Whether it is recalled ground beef, peanut butter, or now eggs, modern society must be on guard against risks of widespread man-made food-sourced epidemics. They are a function of our agricultural systems, our manufacturing processes, distribution networks, and our own lack of understanding of current risks and emerging risks.  

There is also an important and pre-emptive role that federal agriculture and food safety regulators must play in preventing such outbreaks in the future.  Keeping us safe is government’s number one job.  Business, however, howls at the mere thought of increased regulation or, more appropriately in this case, merely adequate regulation, and we currently have a wave of ill-thought libertarian sentiment demanding less government and more market freedom.

Share any relevant thoughts in this thread.

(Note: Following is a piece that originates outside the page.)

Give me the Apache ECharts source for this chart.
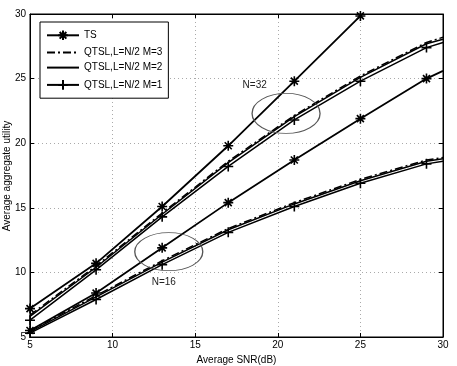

UPDATE: Iowa Citizens for Community Improvement executive director Hugh Espey issued this statement on September 1:

“Gubernatorial candidate Terry Branstad must be tone deaf to be calling for a deregulated agribusiness industry in Iowa the same week that more details about how the lack of robust factory farm regulations led to the largest salmonella outbreak and egg recall in U.S. history continue to be released.  We don’t need streamlined regulations, we need stronger regulations.  The people of Iowa don’t want a government that kowtows to corporate ag.  We want a government that will put people before profits, stand up for clean air and clean water, and crack down on factory farm polluters.”

About the Author(s)

desmoinesdem

  • Tom Miller

    Tom Miller is right for giving back the donation.  Branstad won’t be able to deregulate agribusiness to the extent that he would like with a Democratic legislature, but if we have deadlock on matters like this Branstad would start threatening to withhold funding for other programs.  It’s going to be ugly if Culver doesn’t win in November.  

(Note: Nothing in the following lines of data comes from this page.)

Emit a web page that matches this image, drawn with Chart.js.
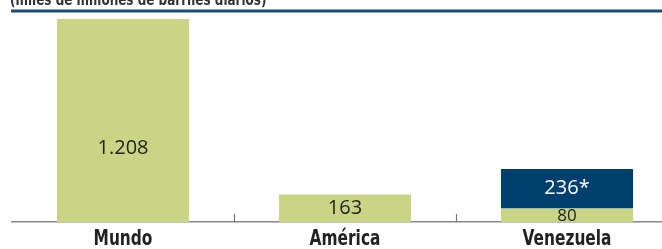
<!DOCTYPE html>
<html>
<head>
<meta charset="utf-8">
<script src="https://cdn.jsdelivr.net/npm/chart.js@4"></script>
<style>
    html, body { margin: 0; padding: 0; background: #fff; overflow: hidden; }
    #wrap { width: 680px; height: 249px; }
</style>
</head>
<body>
<div id="wrap"><canvas id="barChart" width="680" height="249"></canvas></div>
<script>
const categories = ['Mundo', 'América', 'Venezuela'];
const provenValues = [1208, 163, 80];
const extraValues = [0, 0, 236];
const provenLabels = ['1.208', '163', '80'];
const extraLabels = ['', '', '236*'];
const subtitle = '(miles de millones de barriles diarios)';

const green = '#c9d585';
const blue = '#003f6e';

// texto estrecho (no hay fuente condensada instalada)
function narrowText(ctx, text, x, y, squeeze) {
    ctx.save();
    ctx.translate(x, y);
    ctx.scale(squeeze, 1);
    ctx.fillText(text, 0, 0);
    ctx.restore();
}

// dibuja el subtitulo, la linea azul, los separadores y los valores
const decorPlugin = {
    id: 'decor',
    afterDraw(chart) {
        const ctx = chart.ctx;
        const area = chart.chartArea;
        const x = chart.scales.x;

        ctx.save();
        ctx.fillStyle = '#333';
        ctx.font = 'bold 15px "DejaVu Sans", sans-serif';
        ctx.textAlign = 'left';
        ctx.textBaseline = 'alphabetic';
        narrowText(ctx, subtitle, 10, 5, 0.8);

        ctx.fillStyle = '#1b4c7c';
        ctx.fillRect(11, 9.5, chart.width, 3);

        // separadores entre categorias
        ctx.strokeStyle = '#777';
        ctx.lineWidth = 1.2;
        const half = (x.getPixelForValue(1) - x.getPixelForValue(0)) / 2;
        for (let i = 1; i < categories.length; i++) {
            const px = Math.round(x.getPixelForValue(i) - half) + 0.5;
            ctx.beginPath();
            ctx.moveTo(px, area.bottom - 8);
            ctx.lineTo(px, area.bottom);
            ctx.stroke();
        }

        // nombres de las categorias
        ctx.fillStyle = '#222';
        ctx.textAlign = 'center';
        ctx.textBaseline = 'middle';
        ctx.font = 'bold 22px "DejaVu Sans", sans-serif';
        categories.forEach((c, i) => {
            narrowText(ctx, c, x.getPixelForValue(i), area.bottom + 17, 0.7);
        });

        chart.getDatasetMeta(0).data.forEach((bar, i) => {
            const h = bar.base - bar.y;
            const cy = bar.base - Math.min(h / 2, 74);
            ctx.fillStyle = '#222';
            ctx.font = (h < 20 ? '17px' : '20px') + ' "Open Sans", sans-serif';
            ctx.fillText(provenLabels[i], bar.x, cy + (h < 20 ? 1 : 0));
        });
        chart.getDatasetMeta(1).data.forEach((bar, i) => {
            if (!extraLabels[i]) return;
            ctx.fillStyle = '#fff';
            ctx.font = '20px "Open Sans", sans-serif';
            ctx.fillText(extraLabels[i], bar.x, (bar.y + bar.base) / 2);
        });
        ctx.restore();
    }
};

window.onload = () => {
    const ctx = document.getElementById('barChart').getContext('2d');
    new Chart(ctx, {
        type: 'bar',
        data: {
            labels: categories,
            datasets: [
                { data: provenValues, backgroundColor: green, borderWidth: 0,
                  categoryPercentage: 1, barPercentage: 0.595 },
                { data: extraValues, backgroundColor: blue, borderWidth: 0,
                  categoryPercentage: 1, barPercentage: 0.595 }
            ]
        },
        options: {
            responsive: false,
            animation: false,
            layout: { padding: { left: 12, right: 2, top: 19, bottom: 27 } },
            plugins: {
                legend: { display: false },
                tooltip: { enabled: false },
                title: { display: false }
            },
            scales: {
                x: {
                    stacked: true,
                    grid: { display: false, drawTicks: false },
                    border: { display: true, color: '#888', width: 1.5 },
                    ticks: { display: false }
                },
                y: {
                    stacked: true,
                    display: false,
                    min: 0,
                    max: 1208
                }
            }
        },
        plugins: [decorPlugin]
    });
};
</script>
</body>
</html>
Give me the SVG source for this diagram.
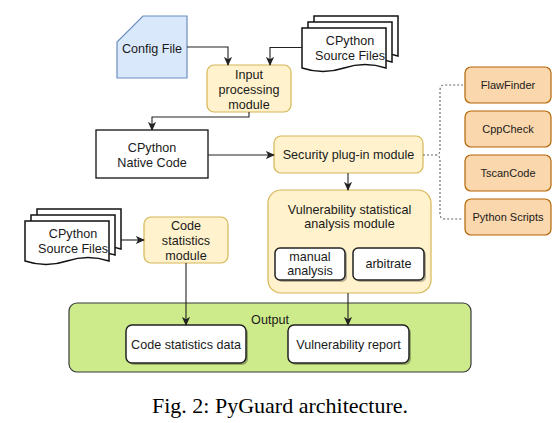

    Does Miller have a re-election website or is that too partisan for the office?  I probably asked this before.  

    • I haven't seen a campaign website

      There’s no reason why he couldn’t have one as long as it’s run through campaign funds and not by AG office staff.  

  • In case you have difficulty posting, try another browser

    Desmoinesdem, thanks for the tip!  For more than a week I was unable to post comments.  By switching from Internet Explorer to Mozilla Firefox, the problem appears to have been solved.

  • I hope Thicke goes aggressively for this angle

    Considering the damage this egg episode has done to Iowa agriculture, this really should become Northey’s “animal cruelty moment.”  As someone observing from outside of Iowa, this really is very, very bad for Iowa ag.  As soon as I saw the Grist Magazine piece on this, I had to make my own small donation to Thicke’s campaign.